▶ _TASK BRIEF_: Omit all images, then return the remaining material exactly as it stands.

** BEGIN **

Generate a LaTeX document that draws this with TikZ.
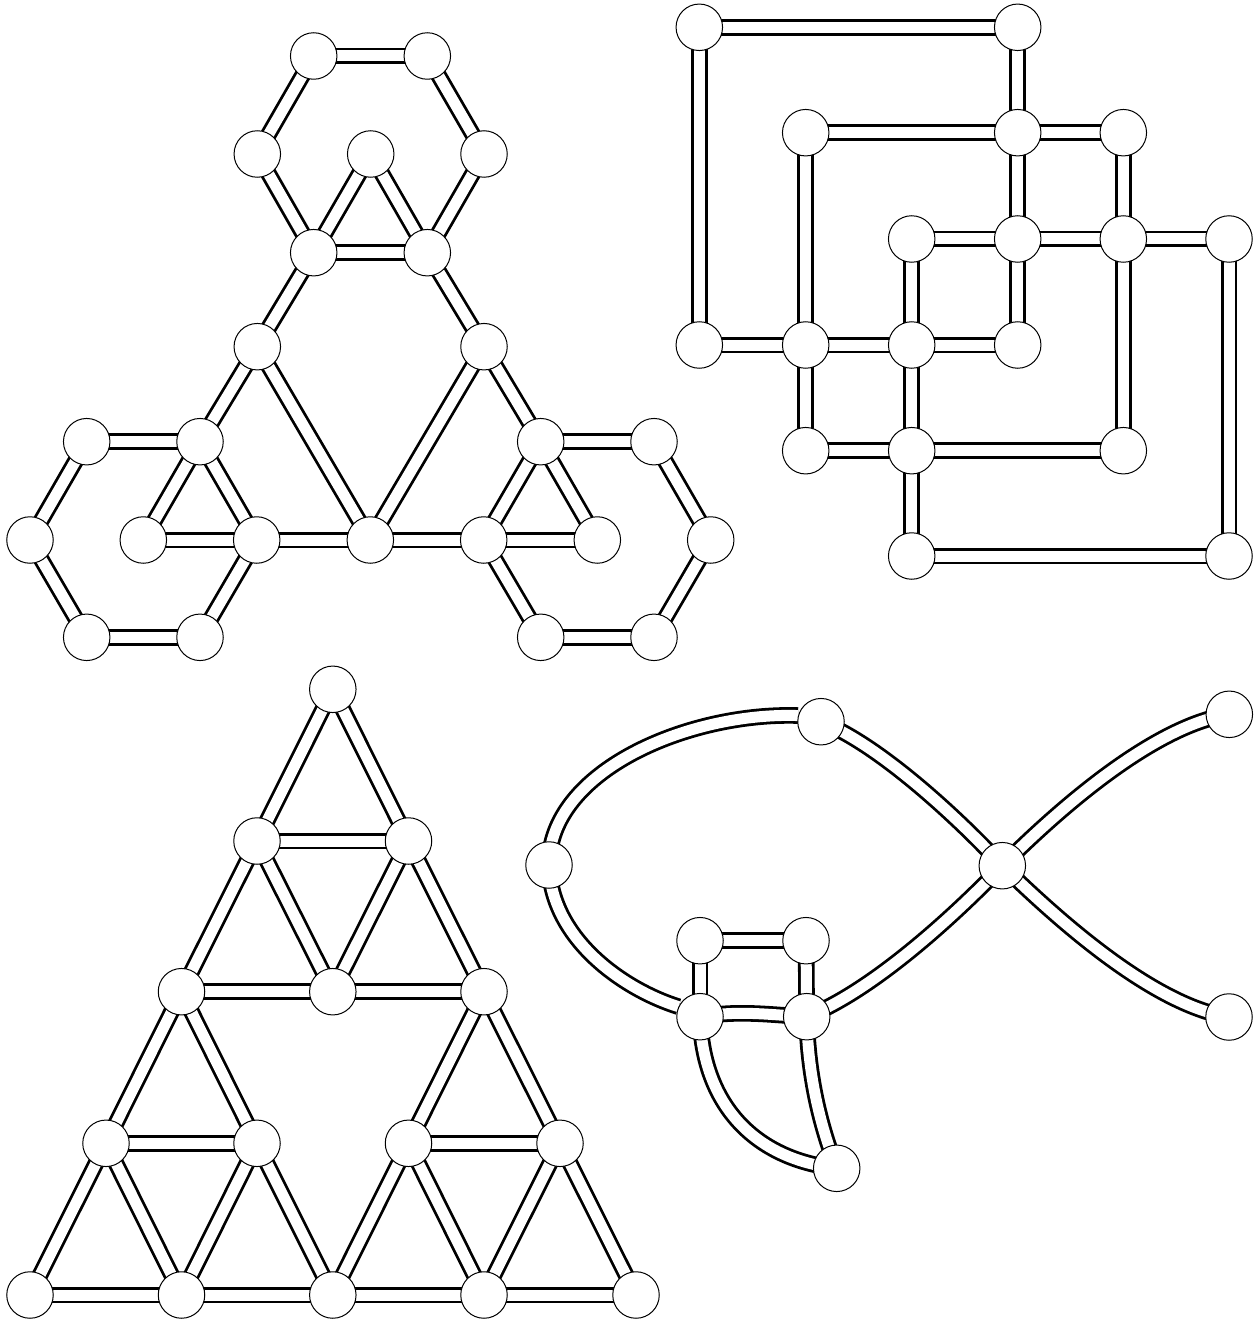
\documentclass[tikz,border=0pt]{standalone}
\pgfdeclarelayer{bg}
\pgfsetlayers{bg,main}
\tikzset{
  vtx/.style={circle, draw=black, line width=1pt, fill=white, minimum size=46.5pt, inner sep=0pt},
  dbl/.style={draw=black, line width=2.8pt, double=white, double distance=11pt}
}
\begin{document}
\begin{tikzpicture}[x=1pt,y=-1pt]
\useasboundingbox (0,0) rectangle (1259,1321);

% ---------- top-left: hexagons ----------
\node[vtx] (a1) at (313.7,56) {};
\node[vtx] (a2) at (427.3,56) {};
\node[vtx] (a3) at (257.3,154) {};
\node[vtx] (a4) at (370.7,154) {};
\node[vtx] (a5) at (484,154) {};
\node[vtx] (a6) at (313.7,252.7) {};
\node[vtx] (a7) at (427.3,252.7) {};
\node[vtx] (a8) at (257.3,346.7) {};
\node[vtx] (a9) at (484,346.7) {};
\node[vtx] (b1) at (86.7,441.7) {};
\node[vtx] (b2) at (200,441.7) {};
\node[vtx] (b3) at (30,540) {};
\node[vtx] (b4) at (143.3,540) {};
\node[vtx] (b5) at (256.7,540) {};
\node[vtx] (b6) at (86.7,637.3) {};
\node[vtx] (b7) at (200,637.3) {};
\node[vtx] (c0) at (370.3,540) {};
\node[vtx] (d1) at (540.7,441.7) {};
\node[vtx] (d2) at (654,441.7) {};
\node[vtx] (d3) at (483.7,540) {};
\node[vtx] (d4) at (597.3,540) {};
\node[vtx] (d5) at (710.7,540) {};
\node[vtx] (d6) at (540.7,637.3) {};
\node[vtx] (d7) at (654,637.3) {};

% ---------- top-right: squares ----------
\node[vtx] (s11) at (699.3,27.3) {};
\node[vtx] (s41) at (1017.7,27.3) {};
\node[vtx] (s22) at (805.7,132.7) {};
\node[vtx] (s42) at (1017.7,132.7) {};
\node[vtx] (s52) at (1123.3,132.7) {};
\node[vtx] (s33) at (911.7,239) {};
\node[vtx] (s43) at (1017.7,239) {};
\node[vtx] (s53) at (1123.3,239) {};
\node[vtx] (s63) at (1229,239) {};
\node[vtx] (s14) at (699.3,345) {};
\node[vtx] (s24) at (805.7,345) {};
\node[vtx] (s34) at (911.7,345) {};
\node[vtx] (s44) at (1017.7,345) {};
\node[vtx] (s25) at (805.7,450.7) {};
\node[vtx] (s35) at (911.7,450.7) {};
\node[vtx] (s55) at (1123.3,450.7) {};
\node[vtx] (s36) at (911.7,556) {};
\node[vtx] (s66) at (1229,556) {};

% ---------- bottom-left: Sierpinski ----------
\node[vtx] (t1) at (332.8,689.3) {};
\node[vtx] (t2) at (257,841) {};
\node[vtx] (t3) at (408.5,841) {};
\node[vtx] (t4) at (181.5,991.7) {};
\node[vtx] (t5) at (332.8,991.7) {};
\node[vtx] (t6) at (484,991.7) {};
\node[vtx] (t7) at (106,1143.3) {};
\node[vtx] (t8) at (257,1143.3) {};
\node[vtx] (t9) at (408.5,1143.3) {};
\node[vtx] (t10) at (560,1143.3) {};
\node[vtx] (t11) at (30,1295) {};
\node[vtx] (t12) at (181.5,1295) {};
\node[vtx] (t13) at (332.8,1295) {};
\node[vtx] (t14) at (484,1295) {};
\node[vtx] (t15) at (636,1295) {};

% ---------- bottom-right: fish ----------
\node[vtx] (f1) at (821,721.7) {};
\node[vtx] (f2) at (1229.3,714.3) {};
\node[vtx] (f3) at (549,865) {};
\node[vtx] (f4) at (1002.3,865.7) {};
\node[vtx] (f5) at (700,940.7) {};
\node[vtx] (f6) at (806,940.7) {};
\node[vtx] (f7) at (700,1016.7) {};
\node[vtx] (f8) at (806.7,1016.7) {};
\node[vtx] (f9) at (836.7,1168.3) {};
\node[vtx] (f10) at (1229,1017) {};

\begin{pgfonlayer}{bg}
\fill[white] (0,0) rectangle (1259,1321);
% top-left edges
\foreach \u/\v in {a1/a2,a1/a3,a2/a5,a3/a6,a5/a7,a6/a7,a4/a6,a4/a7,a6/a8,a7/a9,
  a8/b2,a9/d1,a8/c0,a9/c0,
  b1/b2,b1/b3,b3/b6,b6/b7,b7/b5,b2/b5,b2/b4,b4/b5,b5/c0,c0/d3,
  d1/d2,d2/d5,d5/d7,d7/d6,d6/d3,d3/d1,d1/d4,d3/d4}
  \path[dbl] (\u.center) -- (\v.center);
% top-right edges
\foreach \u/\v in {s11/s41,s11/s14,s41/s42,s42/s43,s43/s44,s44/s34,s34/s24,s24/s14,
  s22/s42,s42/s52,s52/s53,s53/s55,s55/s35,s35/s25,s25/s24,s24/s22,
  s33/s43,s43/s53,s53/s63,s63/s66,s66/s36,s36/s35,s35/s34,s34/s33}
  \path[dbl] (\u.center) -- (\v.center);
% Sierpinski edges
\foreach \u/\v in {t1/t2,t1/t3,t2/t3,t2/t4,t2/t5,t3/t5,t3/t6,t4/t5,t5/t6,
  t4/t7,t4/t8,t7/t8,t7/t11,t7/t12,t8/t12,t8/t13,t11/t12,t12/t13,
  t6/t9,t6/t10,t9/t10,t9/t13,t9/t14,t10/t14,t10/t15,t13/t14,t14/t15}
  \path[dbl] (\u.center) -- (\v.center);
% fish edges
\path[dbl] (f3.center) .. controls (549,770) and (690,712) .. (f1.165);
\path[dbl] (f3.center) .. controls (551,940) and (625,990) .. (f7.155);
\path[dbl] (f1.center) .. controls (880,745) and (960,820) .. (f4.center);
\path[dbl] (f4.center) .. controls (1050,818) and (1150,726) .. (f2.center);
\path[dbl] (f4.center) .. controls (1050,912) and (1150,1005) .. (f10.center);
\path[dbl] (f8.center) .. controls (875,990) and (960,910) .. (f4.center);
\path[dbl] (f5.center) -- (f6.center);
\path[dbl] (f5.center) -- (f7.center);
\path[dbl] (f6.center) -- (f8.center);
\path[dbl] (f7.center) .. controls (740,1010) and (770,1015) .. (f8.center);
\path[dbl] (f7.center) .. controls (703,1110) and (760,1160) .. (f9.center);
\path[dbl] (f8.center) .. controls (808,1080) and (822,1130) .. (f9.center);
\end{pgfonlayer}
\end{tikzpicture}
\end{document}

** END **

▶ _ANSWER TO THE TASK_:
Generate a LaTeX document that draws this with TikZ.
\documentclass[tikz,border=0pt]{standalone}
\pgfdeclarelayer{bg}
\pgfsetlayers{bg,main}
\tikzset{
  vtx/.style={circle, draw=black, line width=1pt, fill=white, minimum size=46.5pt, inner sep=0pt},
  dbl/.style={draw=black, line width=2.8pt, double=white, double distance=11pt}
}
\begin{document}
\begin{tikzpicture}[x=1pt,y=-1pt]
\useasboundingbox (0,0) rectangle (1259,1321);

% ---------- top-left: hexagons ----------
\node[vtx] (a1) at (313.7,56) {};
\node[vtx] (a2) at (427.3,56) {};
\node[vtx] (a3) at (257.3,154) {};
\node[vtx] (a4) at (370.7,154) {};
\node[vtx] (a5) at (484,154) {};
\node[vtx] (a6) at (313.7,252.7) {};
\node[vtx] (a7) at (427.3,252.7) {};
\node[vtx] (a8) at (257.3,346.7) {};
\node[vtx] (a9) at (484,346.7) {};
\node[vtx] (b1) at (86.7,441.7) {};
\node[vtx] (b2) at (200,441.7) {};
\node[vtx] (b3) at (30,540) {};
\node[vtx] (b4) at (143.3,540) {};
\node[vtx] (b5) at (256.7,540) {};
\node[vtx] (b6) at (86.7,637.3) {};
\node[vtx] (b7) at (200,637.3) {};
\node[vtx] (c0) at (370.3,540) {};
\node[vtx] (d1) at (540.7,441.7) {};
\node[vtx] (d2) at (654,441.7) {};
\node[vtx] (d3) at (483.7,540) {};
\node[vtx] (d4) at (597.3,540) {};
\node[vtx] (d5) at (710.7,540) {};
\node[vtx] (d6) at (540.7,637.3) {};
\node[vtx] (d7) at (654,637.3) {};

% ---------- top-right: squares ----------
\node[vtx] (s11) at (699.3,27.3) {};
\node[vtx] (s41) at (1017.7,27.3) {};
\node[vtx] (s22) at (805.7,132.7) {};
\node[vtx] (s42) at (1017.7,132.7) {};
\node[vtx] (s52) at (1123.3,132.7) {};
\node[vtx] (s33) at (911.7,239) {};
\node[vtx] (s43) at (1017.7,239) {};
\node[vtx] (s53) at (1123.3,239) {};
\node[vtx] (s63) at (1229,239) {};
\node[vtx] (s14) at (699.3,345) {};
\node[vtx] (s24) at (805.7,345) {};
\node[vtx] (s34) at (911.7,345) {};
\node[vtx] (s44) at (1017.7,345) {};
\node[vtx] (s25) at (805.7,450.7) {};
\node[vtx] (s35) at (911.7,450.7) {};
\node[vtx] (s55) at (1123.3,450.7) {};
\node[vtx] (s36) at (911.7,556) {};
\node[vtx] (s66) at (1229,556) {};

% ---------- bottom-left: Sierpinski ----------
\node[vtx] (t1) at (332.8,689.3) {};
\node[vtx] (t2) at (257,841) {};
\node[vtx] (t3) at (408.5,841) {};
\node[vtx] (t4) at (181.5,991.7) {};
\node[vtx] (t5) at (332.8,991.7) {};
\node[vtx] (t6) at (484,991.7) {};
\node[vtx] (t7) at (106,1143.3) {};
\node[vtx] (t8) at (257,1143.3) {};
\node[vtx] (t9) at (408.5,1143.3) {};
\node[vtx] (t10) at (560,1143.3) {};
\node[vtx] (t11) at (30,1295) {};
\node[vtx] (t12) at (181.5,1295) {};
\node[vtx] (t13) at (332.8,1295) {};
\node[vtx] (t14) at (484,1295) {};
\node[vtx] (t15) at (636,1295) {};

% ---------- bottom-right: fish ----------
\node[vtx] (f1) at (821,721.7) {};
\node[vtx] (f2) at (1229.3,714.3) {};
\node[vtx] (f3) at (549,865) {};
\node[vtx] (f4) at (1002.3,865.7) {};
\node[vtx] (f5) at (700,940.7) {};
\node[vtx] (f6) at (806,940.7) {};
\node[vtx] (f7) at (700,1016.7) {};
\node[vtx] (f8) at (806.7,1016.7) {};
\node[vtx] (f9) at (836.7,1168.3) {};
\node[vtx] (f10) at (1229,1017) {};

\begin{pgfonlayer}{bg}
\fill[white] (0,0) rectangle (1259,1321);
% top-left edges
\foreach \u/\v in {a1/a2,a1/a3,a2/a5,a3/a6,a5/a7,a6/a7,a4/a6,a4/a7,a6/a8,a7/a9,
  a8/b2,a9/d1,a8/c0,a9/c0,
  b1/b2,b1/b3,b3/b6,b6/b7,b7/b5,b2/b5,b2/b4,b4/b5,b5/c0,c0/d3,
  d1/d2,d2/d5,d5/d7,d7/d6,d6/d3,d3/d1,d1/d4,d3/d4}
  \path[dbl] (\u.center) -- (\v.center);
% top-right edges
\foreach \u/\v in {s11/s41,s11/s14,s41/s42,s42/s43,s43/s44,s44/s34,s34/s24,s24/s14,
  s22/s42,s42/s52,s52/s53,s53/s55,s55/s35,s35/s25,s25/s24,s24/s22,
  s33/s43,s43/s53,s53/s63,s63/s66,s66/s36,s36/s35,s35/s34,s34/s33}
  \path[dbl] (\u.center) -- (\v.center);
% Sierpinski edges
\foreach \u/\v in {t1/t2,t1/t3,t2/t3,t2/t4,t2/t5,t3/t5,t3/t6,t4/t5,t5/t6,
  t4/t7,t4/t8,t7/t8,t7/t11,t7/t12,t8/t12,t8/t13,t11/t12,t12/t13,
  t6/t9,t6/t10,t9/t10,t9/t13,t9/t14,t10/t14,t10/t15,t13/t14,t14/t15}
  \path[dbl] (\u.center) -- (\v.center);
% fish edges
\path[dbl] (f3.center) .. controls (549,770) and (690,712) .. (f1.165);
\path[dbl] (f3.center) .. controls (551,940) and (625,990) .. (f7.155);
\path[dbl] (f1.center) .. controls (880,745) and (960,820) .. (f4.center);
\path[dbl] (f4.center) .. controls (1050,818) and (1150,726) .. (f2.center);
\path[dbl] (f4.center) .. controls (1050,912) and (1150,1005) .. (f10.center);
\path[dbl] (f8.center) .. controls (875,990) and (960,910) .. (f4.center);
\path[dbl] (f5.center) -- (f6.center);
\path[dbl] (f5.center) -- (f7.center);
\path[dbl] (f6.center) -- (f8.center);
\path[dbl] (f7.center) .. controls (740,1010) and (770,1015) .. (f8.center);
\path[dbl] (f7.center) .. controls (703,1110) and (760,1160) .. (f9.center);
\path[dbl] (f8.center) .. controls (808,1080) and (822,1130) .. (f9.center);
\end{pgfonlayer}
\end{tikzpicture}
\end{document}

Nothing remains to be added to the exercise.